Obviously _today_ it makes no economic or engineering sense to scrap the gasoline-based transportation fuel system in favor of a hyrdogen-based one. Fifty years from now engineers may have invented and built a hydrogen-based transportation fuel infrastructure which is, overall, more efficient than what we've got now. Then again maybe not; if a comparable amount of hydrogen is leaked in refueling a hundred million fuel-cell cars as the gasoline that is spilled today fueling our fleets of gas cars, you'd get a pretty bad air pollution problem; maybe using electric power lines for distribution as Gar suggests would ultimately be preferable to setting up hydrogen stations for motorists.
Gar: If a hundred thousand people in California want to buy pure electric cars and fuel them in their driveways off the domestic power grid, that wouldn't require any major changes in the grid. But put fifty million pure electric cars on the road in the U.S.A. and that would certainly require the grid to be upgraded.
The point I was trying to make is that you don't need to wait however many years for a new fuel infrastructure, which is what Gar suggests, nor do you need to throw up your hands and give up on the entire project of improving transportation fuel efficiency, as Jordan seems to suggest.
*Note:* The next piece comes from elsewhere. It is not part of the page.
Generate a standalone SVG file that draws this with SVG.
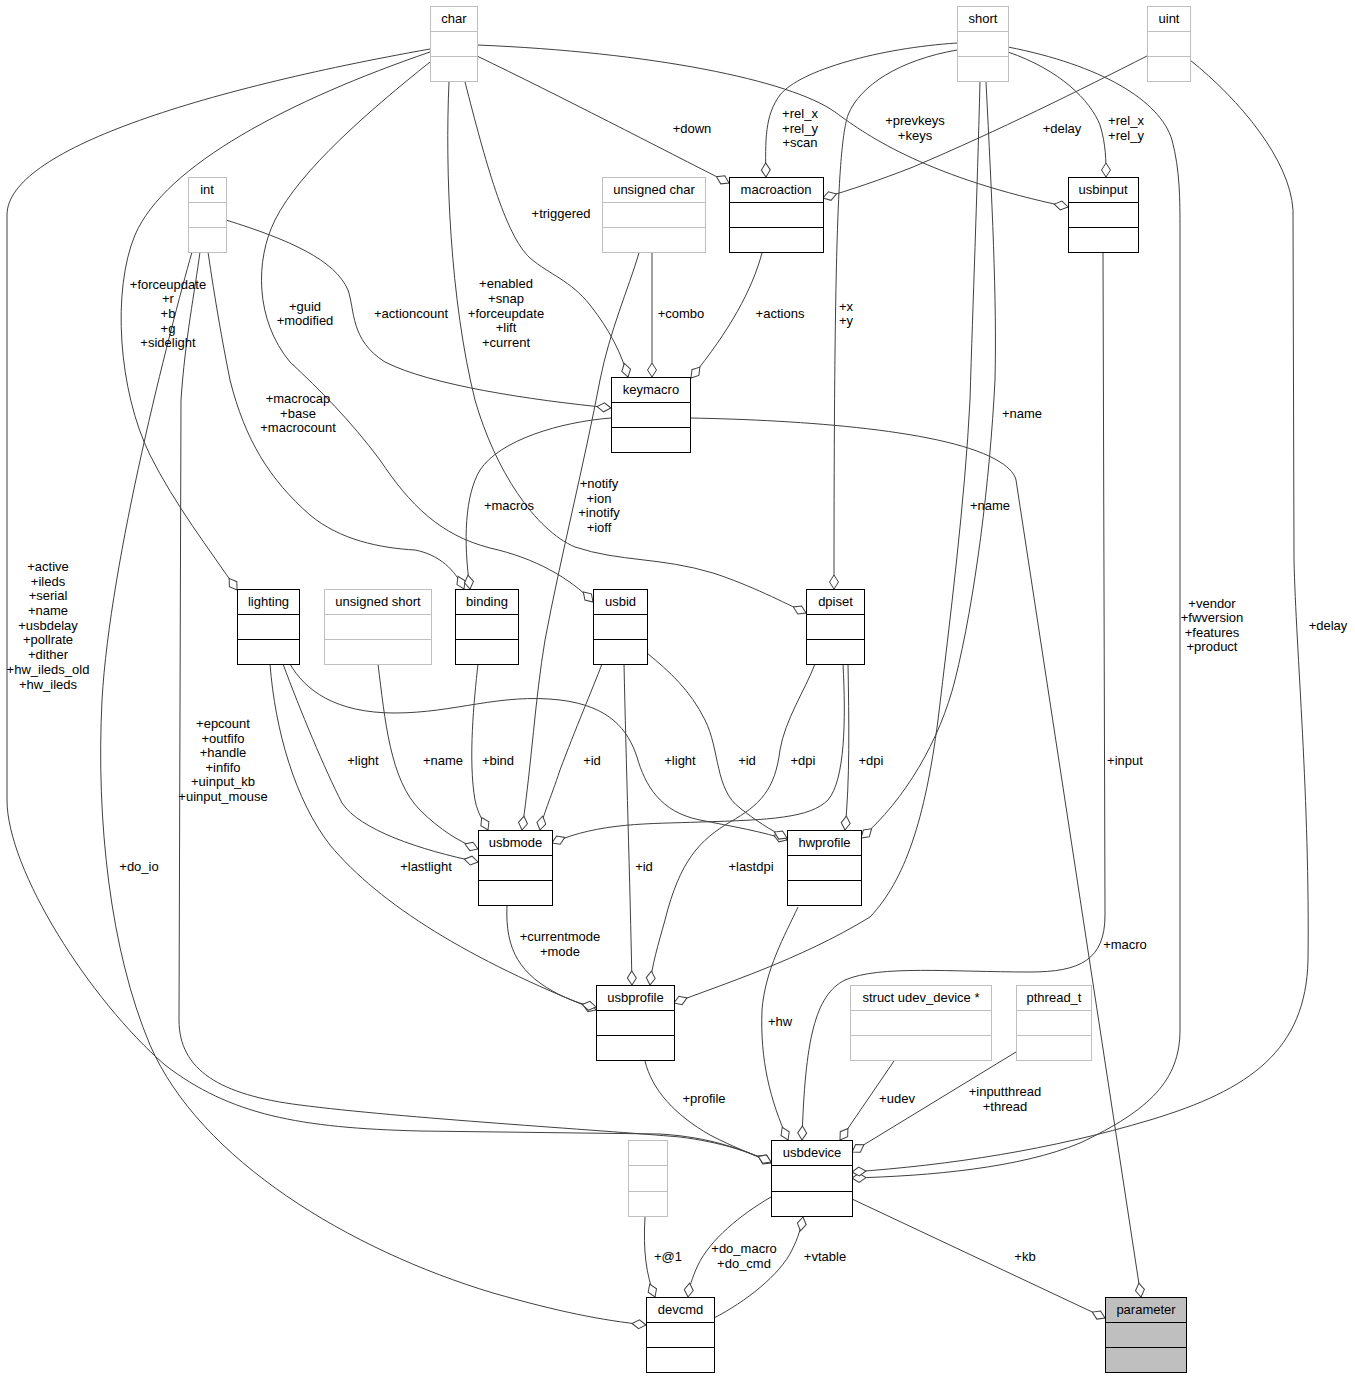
<svg xmlns="http://www.w3.org/2000/svg" width="1355" height="1379" viewBox="0 0 1355 1379">
<style>
text{font-family:"Liberation Sans",Arial,Helvetica,sans-serif;font-size:13px;fill:#000}
.node text{text-anchor:middle}
.node rect{fill:#fff;stroke:#000;stroke-width:1}
.node line{stroke:#000;stroke-width:1}
.gray rect,.gray line{stroke:#bfbfbf}
.root rect{fill:#bfbfbf}
#edges path{fill:none;stroke:#404040;stroke-width:1;marker-end:url(#dia)}
#labels text{text-anchor:middle}
</style>
<defs>
<marker id="dia" markerUnits="userSpaceOnUse" orient="auto" markerWidth="16" markerHeight="12" viewBox="-15 -6 16 12" refX="0" refY="0" overflow="visible">
<path d="M0,0 L-7,-4.5 L-14,0 L-7,4.5 Z" fill="#fff" stroke="#404040" stroke-width="1"/>
</marker>
</defs>
<rect width="1355" height="1379" fill="#fff"/>
<g id="edges">
<path d="M477,56 C560,96 660,148 729,183"/>
<path d="M477,45 C650,52 790,80 835,112 C870,138 930,178 1068,207"/>
<path d="M430,49 C200,90 7,150 7,215 L7,800 C7,870 90,1000 165,1065 C230,1115 300,1128 420,1131 L660,1134 C710,1137 745,1150 771,1163"/>
<path d="M430,52 C290,100 165,165 135,235 C112,290 118,390 150,455 C175,505 210,550 237,590"/>
<path d="M465,82 C485,160 505,235 530,258 C550,275 570,280 590,305 C610,330 622,355 628,377"/>
<path d="M449,82 C445,170 450,300 475,400 C495,470 535,530 575,547 C620,562 660,557 713,573 C750,585 785,603 806,613"/>
<path d="M430,62 C370,110 300,170 275,220 C255,260 255,320 290,362 C320,390 350,420 380,460 C410,505 440,535 490,548 C535,558 570,578 593,602"/>
<path d="M957,43 C880,48 800,70 780,95 C765,115 765,140 766,177"/>
<path d="M957,50 C900,60 860,85 848,115 C838,145 834,250 834,589"/>
<path d="M1008,52 C1060,70 1090,100 1100,125 C1106,145 1106,160 1106,177"/>
<path d="M1008,47 C1100,65 1160,100 1172,140 C1180,170 1180,200 1180,230 L1180,1030 C1180,1080 1150,1110 1080,1143 C1020,1168 930,1176 852,1178"/>
<path d="M1190,60 C1240,100 1290,160 1293,210 L1294,560 C1296,650 1310,800 1308,960 C1306,1050 1250,1090 1150,1120 C1050,1150 950,1165 852,1172"/>
<path d="M1147,56 C1080,90 1000,130 913,167 C880,180 850,190 823,198"/>
<path d="M980,82 C977,200 973,300 970,400 C965,500 950,620 938,720 C925,820 905,880 870,917 C800,960 720,985 674,1003"/>
<path d="M986,82 C992,200 997,300 995,380 C990,480 975,600 955,680 C940,740 905,800 861,838"/>
<path d="M226,220 C290,240 335,260 348,290 C355,310 350,340 385,362 C430,385 530,400 611,408"/>
<path d="M208,252 C215,300 222,340 230,380 C245,440 270,480 310,515 C340,540 380,548 415,550 C440,555 455,570 464,589"/>
<path d="M200,252 C195,290 185,340 181,400 L179,1020 C179,1070 220,1095 300,1105 C400,1118 600,1130 680,1137 C720,1142 750,1152 771,1162"/>
<path d="M192,252 C170,330 110,560 102,700 C96,820 110,950 150,1045 C200,1160 350,1250 493,1293 C560,1312 600,1320 646,1325"/>
<path d="M652,253 L652,377"/>
<path d="M639,253 C628,290 610,330 600,380 C585,460 560,560 545,640 C535,700 532,760 522,830"/>
<path d="M478,664 C474,700 468,760 475,800 C478,815 484,822 488,830"/>
<path d="M602,664 C592,690 575,730 560,770 C550,800 543,815 540,830"/>
<path d="M378,664 C385,720 390,780 420,810 C440,830 460,842 478,849"/>
<path d="M283,664 C300,710 325,770 342,803 C360,830 420,850 478,862"/>
<path d="M270,664 C275,730 295,800 330,845 C380,905 470,960 596,1010"/>
<path d="M507,906 C505,950 520,975 560,995 C575,1002 585,1005 596,1007"/>
<path d="M290,664 C305,690 335,713 395,713 C455,713 500,693 560,700 C610,706 628,730 637,757 C645,785 660,812 700,820 C730,826 765,832 787,840"/>
<path d="M647,653 C670,672 690,690 705,720 C720,750 715,790 740,808 C755,820 770,830 787,838"/>
<path d="M843,664 C846,720 845,780 828,800 C810,818 770,820 700,822 C650,824 600,822 552,843"/>
<path d="M848,664 C849,720 850,780 845,830"/>
<path d="M815,664 C805,690 785,720 780,750 C775,790 760,805 730,822 C700,840 680,860 665,920 C658,945 652,965 650,985"/>
<path d="M624,664 C626,760 630,880 632,985"/>
<path d="M611,418 C560,422 500,440 480,470 C465,495 463,540 470,589"/>
<path d="M762,253 C752,290 730,330 691,378"/>
<path d="M690,418 C800,420 950,430 1000,462 C1010,468 1015,475 1016,480 L1141,1297"/>
<path d="M645,1061 C652,1090 675,1115 710,1135 C735,1148 755,1155 771,1162"/>
<path d="M798,907 C785,935 765,970 762,1010 C760,1060 770,1100 788,1140"/>
<path d="M1103,253 L1105,915 C1105,960 1080,972 1030,972 C950,972 880,965 845,980 C815,995 805,1040 802,1140"/>
<path d="M894,1061 L840,1140"/>
<path d="M1016,1052 L852,1152"/>
<path d="M771,1197 C740,1215 710,1240 698,1265 C692,1278 689,1288 688,1297"/>
<path d="M714,1318 C745,1302 780,1275 792,1250 C798,1238 801,1228 803,1217"/>
<path d="M645,1217 C643,1250 646,1275 655,1297"/>
<path d="M852,1199 L1105,1318"/>
</g>
<g id="labels">
<text x="692" y="133">+down</text>
<text x="915" y="125">+prevkeys</text><text x="915" y="140">+keys</text>
<text x="48" y="571">+active</text><text x="48" y="586">+ileds</text><text x="48" y="600">+serial</text><text x="48" y="615">+name</text><text x="48" y="630">+usbdelay</text><text x="48" y="644">+pollrate</text><text x="48" y="659">+dither</text><text x="48" y="674">+hw_ileds_old</text><text x="48" y="689">+hw_ileds</text>
<text x="168" y="289">+forceupdate</text><text x="168" y="303">+r</text><text x="168" y="318">+b</text><text x="168" y="333">+g</text><text x="168" y="347">+sidelight</text>
<text x="561" y="218">+triggered</text>
<text x="506" y="288">+enabled</text><text x="506" y="303">+snap</text><text x="506" y="318">+forceupdate</text><text x="506" y="332">+lift</text><text x="506" y="347">+current</text>
<text x="305" y="311">+guid</text><text x="305" y="325">+modified</text>
<text x="800" y="118">+rel_x</text><text x="800" y="133">+rel_y</text><text x="800" y="147">+scan</text>
<text x="846" y="311">+x</text><text x="846" y="325">+y</text>
<text x="1126" y="125">+rel_x</text><text x="1126" y="140">+rel_y</text>
<text x="1212" y="608">+vendor</text><text x="1212" y="622">+fwversion</text><text x="1212" y="637">+features</text><text x="1212" y="651">+product</text>
<text x="1328" y="630">+delay</text>
<text x="1062" y="133">+delay</text>
<text x="1022" y="418">+name</text>
<text x="990" y="510">+name</text>
<text x="411" y="318">+actioncount</text>
<text x="298" y="403">+macrocap</text><text x="298" y="418">+base</text><text x="298" y="432">+macrocount</text>
<text x="223" y="728">+epcount</text><text x="223" y="743">+outfifo</text><text x="223" y="757">+handle</text><text x="223" y="772">+infifo</text><text x="223" y="786">+uinput_kb</text><text x="223" y="801">+uinput_mouse</text>
<text x="139" y="871">+do_io</text>
<text x="681" y="318">+combo</text>
<text x="599" y="488">+notify</text><text x="599" y="503">+ion</text><text x="599" y="517">+inotify</text><text x="599" y="532">+ioff</text>
<text x="509" y="510">+macros</text>
<text x="780" y="318">+actions</text>
<text x="363" y="765">+light</text>
<text x="443" y="765">+name</text>
<text x="498" y="765">+bind</text>
<text x="592" y="765">+id</text>
<text x="680" y="765">+light</text>
<text x="747" y="765">+id</text>
<text x="803" y="765">+dpi</text>
<text x="871" y="765">+dpi</text>
<text x="426" y="871">+lastlight</text>
<text x="644" y="871">+id</text>
<text x="751" y="871">+lastdpi</text>
<text x="560" y="941">+currentmode</text><text x="560" y="956">+mode</text>
<text x="1125" y="949">+macro</text>
<text x="1125" y="765">+input</text>
<text x="780" y="1026">+hw</text>
<text x="704" y="1103">+profile</text>
<text x="897" y="1103">+udev</text>
<text x="1005" y="1096">+inputthread</text><text x="1005" y="1111">+thread</text>
<text x="744" y="1253">+do_macro</text><text x="744" y="1268">+do_cmd</text>
<text x="825" y="1261">+vtable</text>
<text x="668" y="1261">+@1</text>
<text x="1025" y="1261">+kb</text>
</g>
<g id="n-char" class="node gray"><rect x="430.5" y="6.5" width="47" height="75"/><line x1="430.5" y1="31.5" x2="477.5" y2="31.5"/><line x1="430.5" y1="56.5" x2="477.5" y2="56.5"/><text x="454" y="23">char</text></g>
<g id="n-short" class="node gray"><rect x="957.5" y="6.5" width="51" height="75"/><line x1="957.5" y1="31.5" x2="1008.5" y2="31.5"/><line x1="957.5" y1="56.5" x2="1008.5" y2="56.5"/><text x="983" y="23">short</text></g>
<g id="n-uint" class="node gray"><rect x="1147.5" y="6.5" width="43" height="75"/><line x1="1147.5" y1="31.5" x2="1190.5" y2="31.5"/><line x1="1147.5" y1="56.5" x2="1190.5" y2="56.5"/><text x="1169" y="23">uint</text></g>
<g id="n-int" class="node gray"><rect x="188.5" y="177.5" width="38" height="75"/><line x1="188.5" y1="202.5" x2="226.5" y2="202.5"/><line x1="188.5" y1="227.5" x2="226.5" y2="227.5"/><text x="207" y="194">int</text></g>
<g id="n-uchar" class="node gray"><rect x="602.5" y="177.5" width="103" height="75"/><line x1="602.5" y1="202.5" x2="705.5" y2="202.5"/><line x1="602.5" y1="227.5" x2="705.5" y2="227.5"/><text x="654" y="194">unsigned char</text></g>
<g id="n-macroaction" class="node"><rect x="729.5" y="177.5" width="94" height="75"/><line x1="729.5" y1="202.5" x2="823.5" y2="202.5"/><line x1="729.5" y1="227.5" x2="823.5" y2="227.5"/><text x="776" y="194">macroaction</text></g>
<g id="n-usbinput" class="node"><rect x="1068.5" y="177.5" width="70" height="75"/><line x1="1068.5" y1="202.5" x2="1138.5" y2="202.5"/><line x1="1068.5" y1="227.5" x2="1138.5" y2="227.5"/><text x="1103" y="194">usbinput</text></g>
<g id="n-keymacro" class="node"><rect x="611.5" y="377.5" width="79" height="75"/><line x1="611.5" y1="402.5" x2="690.5" y2="402.5"/><line x1="611.5" y1="427.5" x2="690.5" y2="427.5"/><text x="651" y="394">keymacro</text></g>
<g id="n-lighting" class="node"><rect x="237.5" y="589.5" width="62" height="75"/><line x1="237.5" y1="614.5" x2="299.5" y2="614.5"/><line x1="237.5" y1="639.5" x2="299.5" y2="639.5"/><text x="268.5" y="606">lighting</text></g>
<g id="n-ushort" class="node gray"><rect x="324.5" y="589.5" width="107" height="75"/><line x1="324.5" y1="614.5" x2="431.5" y2="614.5"/><line x1="324.5" y1="639.5" x2="431.5" y2="639.5"/><text x="378" y="606">unsigned short</text></g>
<g id="n-binding" class="node"><rect x="455.5" y="589.5" width="63" height="75"/><line x1="455.5" y1="614.5" x2="518.5" y2="614.5"/><line x1="455.5" y1="639.5" x2="518.5" y2="639.5"/><text x="487" y="606">binding</text></g>
<g id="n-usbid" class="node"><rect x="593.5" y="589.5" width="54" height="75"/><line x1="593.5" y1="614.5" x2="647.5" y2="614.5"/><line x1="593.5" y1="639.5" x2="647.5" y2="639.5"/><text x="620.5" y="606">usbid</text></g>
<g id="n-dpiset" class="node"><rect x="806.5" y="589.5" width="58" height="75"/><line x1="806.5" y1="614.5" x2="864.5" y2="614.5"/><line x1="806.5" y1="639.5" x2="864.5" y2="639.5"/><text x="835.5" y="606">dpiset</text></g>
<g id="n-usbmode" class="node"><rect x="478.5" y="830.5" width="74" height="75"/><line x1="478.5" y1="855.5" x2="552.5" y2="855.5"/><line x1="478.5" y1="880.5" x2="552.5" y2="880.5"/><text x="515.5" y="847">usbmode</text></g>
<g id="n-hwprofile" class="node"><rect x="787.5" y="830.5" width="74" height="75"/><line x1="787.5" y1="855.5" x2="861.5" y2="855.5"/><line x1="787.5" y1="880.5" x2="861.5" y2="880.5"/><text x="824.5" y="847">hwprofile</text></g>
<g id="n-usbprofile" class="node"><rect x="596.5" y="985.5" width="78" height="75"/><line x1="596.5" y1="1010.5" x2="674.5" y2="1010.5"/><line x1="596.5" y1="1035.5" x2="674.5" y2="1035.5"/><text x="635.5" y="1002">usbprofile</text></g>
<g id="n-udev" class="node gray"><rect x="850.5" y="985.5" width="141" height="75"/><line x1="850.5" y1="1010.5" x2="991.5" y2="1010.5"/><line x1="850.5" y1="1035.5" x2="991.5" y2="1035.5"/><text x="921" y="1002">struct udev_device *</text></g>
<g id="n-pthread" class="node gray"><rect x="1016.5" y="985.5" width="75" height="75"/><line x1="1016.5" y1="1010.5" x2="1091.5" y2="1010.5"/><line x1="1016.5" y1="1035.5" x2="1091.5" y2="1035.5"/><text x="1054" y="1002">pthread_t</text></g>
<g id="n-anon" class="node gray"><rect x="628.5" y="1140.5" width="39" height="76"/><line x1="628.5" y1="1165.5" x2="667.5" y2="1165.5"/><line x1="628.5" y1="1191.5" x2="667.5" y2="1191.5"/></g>
<g id="n-usbdevice" class="node"><rect x="771.5" y="1140.5" width="81" height="76"/><line x1="771.5" y1="1165.5" x2="852.5" y2="1165.5"/><line x1="771.5" y1="1191.5" x2="852.5" y2="1191.5"/><text x="812" y="1157">usbdevice</text></g>
<g id="n-devcmd" class="node"><rect x="646.5" y="1297.5" width="68" height="75"/><line x1="646.5" y1="1322.5" x2="714.5" y2="1322.5"/><line x1="646.5" y1="1347.5" x2="714.5" y2="1347.5"/><text x="680.5" y="1314">devcmd</text></g>
<g id="n-parameter" class="node root"><rect x="1105.5" y="1297.5" width="81" height="75"/><line x1="1105.5" y1="1322.5" x2="1186.5" y2="1322.5"/><line x1="1105.5" y1="1347.5" x2="1186.5" y2="1347.5"/><text x="1146" y="1314">parameter</text></g>
</svg>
_Right now_, if the market existed, Daihatsu could start tooling up to mass-produce hybrid cars which top 70 MPG, and when those cars start rolling off the assembly lines, _right now_ people could start using them with the currently existing gasoline distribution network. (Governments concerned with their nation's dependence on unreliable overseas oil producers could make that market exist with taxes and regulations.) At the same time, engineers could continue research into grid-powered electric cars or hydrogen-fuel-cell electric cars, with the potential for yet higher fuel efficiency.
None of this precludes also improving public mass transit so that it would be practical for Americans who don't happen to live in Washington D.C., Boston or New York. I sure wish I could ride a bus or a subway to work instead of fighting my way through those God-awful Tampa traffic jams every day. I'd get a lot more reading in, that's for sure.